**Dataset content**.
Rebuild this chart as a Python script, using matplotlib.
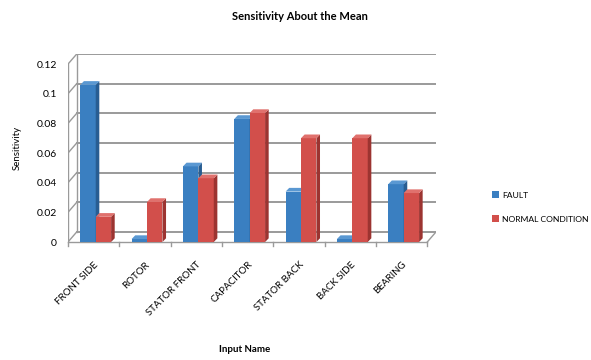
import numpy as np
import matplotlib.pyplot as plt
from matplotlib.patches import Polygon

plt.rcParams['font.family'] = ['Lato', 'DejaVu Sans']

categories = ['FRONT SIDE', 'ROTOR', 'STATOR FRONT', 'CAPACITOR',
              'STATOR BACK', 'BACK SIDE', 'BEARING']
fault = [0.106, 0.002, 0.051, 0.083, 0.034, 0.002, 0.039]
normal = [0.017, 0.027, 0.043, 0.087, 0.070, 0.070, 0.033]
yticks = [0, 0.02, 0.04, 0.06, 0.08, 0.1, 0.12]
ytick_labels = ['0', '0.02', '0.04', '0.06', '0.08', '0.1', '0.12']

# 3D look: wall offset and bar depth (data units)
wdx, wdy = 0.17, 0.0068
bdx, bdy = 0.07, 0.0025
w = 0.30

fig = plt.figure(figsize=(5.91, 3.6), dpi=100)
ax = fig.add_axes([68/591, 118/360, 368/591, 188/360])
n = len(categories)
x0, x1 = -0.5, n - 0.5
ax.set_xlim(x0, x1 + wdx)
ax.set_ylim(0, 0.12 + wdy)
for s in ax.spines.values():
    s.set_visible(False)

gc = '#9a9a9a'
# back wall gridlines + left wall diagonals
for y in yticks:
    ax.plot([x0 + wdx, x1 + wdx], [y + wdy, y + wdy], color=gc, lw=1.4, zorder=1)
    ax.plot([x0, x0 + wdx], [y, y + wdy], color=gc, lw=1.0, zorder=1)
ax.plot([x0 + wdx, x0 + wdx], [wdy, 0.12 + wdy], color=gc, lw=1.0, zorder=1)
ax.plot([x0, x0], [0, 0.12], color=gc, lw=1.0, zorder=1)
# floor
ax.plot([x0, x1], [0, 0], color=gc, lw=1.0, zorder=1, clip_on=False)
ax.plot([x1, x1 + wdx], [0, wdy], color=gc, lw=1.0, zorder=1)

def draw_bars(xs, vals, front, side, top, z):
    bars = ax.bar(xs, vals, width=w, color=front, edgecolor='none', zorder=z)
    for b in bars:
        bx, bw, h = b.get_x(), b.get_width(), b.get_height()
        ax.add_patch(Polygon([(bx + bw, 0), (bx + bw + bdx, bdy),
                              (bx + bw + bdx, h + bdy), (bx + bw, h)],
                             closed=True, facecolor=side, edgecolor='none', zorder=z))
        ax.add_patch(Polygon([(bx, h), (bx + bdx, h + bdy),
                              (bx + bw + bdx, h + bdy), (bx + bw, h)],
                             closed=True, facecolor=top, edgecolor='none', zorder=z))
    return bars

xs = np.arange(n)
b1 = draw_bars(xs - w/2 + 0.04, fault, '#3a7fc1', '#285d92', '#5a98d2', 3)
b2 = draw_bars(xs + w/2 + 0.04, normal, '#d24f4b', '#9c3431', '#e0716d', 4)

ax.set_yticks(yticks)
ax.set_yticklabels(ytick_labels, fontsize=7.5)
ax.tick_params(axis='y', length=0, pad=8)
ax.set_xticks(xs)
ax.set_xticklabels(categories, fontsize=7, rotation=45, ha='right',
                   rotation_mode='anchor')
ax.tick_params(axis='x', length=0, pad=13)
# category boundary ticks under the floor
for xb in np.arange(n + 1) - 0.5:
    ax.plot([xb, xb], [0, -0.003], color=gc, lw=1.0, clip_on=False, zorder=1)

ax.set_ylabel('Sensitivity', fontsize=7, labelpad=11)
fig.text(300/591, 1 - 17/360, 'Sensitivity About the Mean', fontsize=8,
         fontweight='bold', ha='center', va='center')
fig.text(245/591, 1 - 350/360, 'Input Name', fontsize=7, fontweight='bold',
         ha='center', va='center')

ax.legend([b1, b2], ['FAULT', 'NORMAL CONDITION'], loc='center left',
          bbox_to_anchor=(488/591, 1 - 207/360), bbox_transform=fig.transFigure,
          frameon=False, fontsize=6.1, handlelength=0.8, handleheight=0.8,
          handletextpad=0.4, labelspacing=2.0, borderpad=0)

fig.savefig('out.png', dpi=100)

**The task**. Leave the pictures out and output the rest of the listing exactly.

**Task answer**.
Rebuild this chart as a Python script, using matplotlib.
import numpy as np
import matplotlib.pyplot as plt
from matplotlib.patches import Polygon

plt.rcParams['font.family'] = ['Lato', 'DejaVu Sans']

categories = ['FRONT SIDE', 'ROTOR', 'STATOR FRONT', 'CAPACITOR',
              'STATOR BACK', 'BACK SIDE', 'BEARING']
fault = [0.106, 0.002, 0.051, 0.083, 0.034, 0.002, 0.039]
normal = [0.017, 0.027, 0.043, 0.087, 0.070, 0.070, 0.033]
yticks = [0, 0.02, 0.04, 0.06, 0.08, 0.1, 0.12]
ytick_labels = ['0', '0.02', '0.04', '0.06', '0.08', '0.1', '0.12']

# 3D look: wall offset and bar depth (data units)
wdx, wdy = 0.17, 0.0068
bdx, bdy = 0.07, 0.0025
w = 0.30

fig = plt.figure(figsize=(5.91, 3.6), dpi=100)
ax = fig.add_axes([68/591, 118/360, 368/591, 188/360])
n = len(categories)
x0, x1 = -0.5, n - 0.5
ax.set_xlim(x0, x1 + wdx)
ax.set_ylim(0, 0.12 + wdy)
for s in ax.spines.values():
    s.set_visible(False)

gc = '#9a9a9a'
# back wall gridlines + left wall diagonals
for y in yticks:
    ax.plot([x0 + wdx, x1 + wdx], [y + wdy, y + wdy], color=gc, lw=1.4, zorder=1)
    ax.plot([x0, x0 + wdx], [y, y + wdy], color=gc, lw=1.0, zorder=1)
ax.plot([x0 + wdx, x0 + wdx], [wdy, 0.12 + wdy], color=gc, lw=1.0, zorder=1)
ax.plot([x0, x0], [0, 0.12], color=gc, lw=1.0, zorder=1)
# floor
ax.plot([x0, x1], [0, 0], color=gc, lw=1.0, zorder=1, clip_on=False)
ax.plot([x1, x1 + wdx], [0, wdy], color=gc, lw=1.0, zorder=1)

def draw_bars(xs, vals, front, side, top, z):
    bars = ax.bar(xs, vals, width=w, color=front, edgecolor='none', zorder=z)
    for b in bars:
        bx, bw, h = b.get_x(), b.get_width(), b.get_height()
        ax.add_patch(Polygon([(bx + bw, 0), (bx + bw + bdx, bdy),
                              (bx + bw + bdx, h + bdy), (bx + bw, h)],
                             closed=True, facecolor=side, edgecolor='none', zorder=z))
        ax.add_patch(Polygon([(bx, h), (bx + bdx, h + bdy),
                              (bx + bw + bdx, h + bdy), (bx + bw, h)],
                             closed=True, facecolor=top, edgecolor='none', zorder=z))
    return bars

xs = np.arange(n)
b1 = draw_bars(xs - w/2 + 0.04, fault, '#3a7fc1', '#285d92', '#5a98d2', 3)
b2 = draw_bars(xs + w/2 + 0.04, normal, '#d24f4b', '#9c3431', '#e0716d', 4)

ax.set_yticks(yticks)
ax.set_yticklabels(ytick_labels, fontsize=7.5)
ax.tick_params(axis='y', length=0, pad=8)
ax.set_xticks(xs)
ax.set_xticklabels(categories, fontsize=7, rotation=45, ha='right',
                   rotation_mode='anchor')
ax.tick_params(axis='x', length=0, pad=13)
# category boundary ticks under the floor
for xb in np.arange(n + 1) - 0.5:
    ax.plot([xb, xb], [0, -0.003], color=gc, lw=1.0, clip_on=False, zorder=1)

ax.set_ylabel('Sensitivity', fontsize=7, labelpad=11)
fig.text(300/591, 1 - 17/360, 'Sensitivity About the Mean', fontsize=8,
         fontweight='bold', ha='center', va='center')
fig.text(245/591, 1 - 350/360, 'Input Name', fontsize=7, fontweight='bold',
         ha='center', va='center')

ax.legend([b1, b2], ['FAULT', 'NORMAL CONDITION'], loc='center left',
          bbox_to_anchor=(488/591, 1 - 207/360), bbox_transform=fig.transFigure,
          frameon=False, fontsize=6.1, handlelength=0.8, handleheight=0.8,
          handletextpad=0.4, labelspacing=2.0, borderpad=0)

fig.savefig('out.png', dpi=100)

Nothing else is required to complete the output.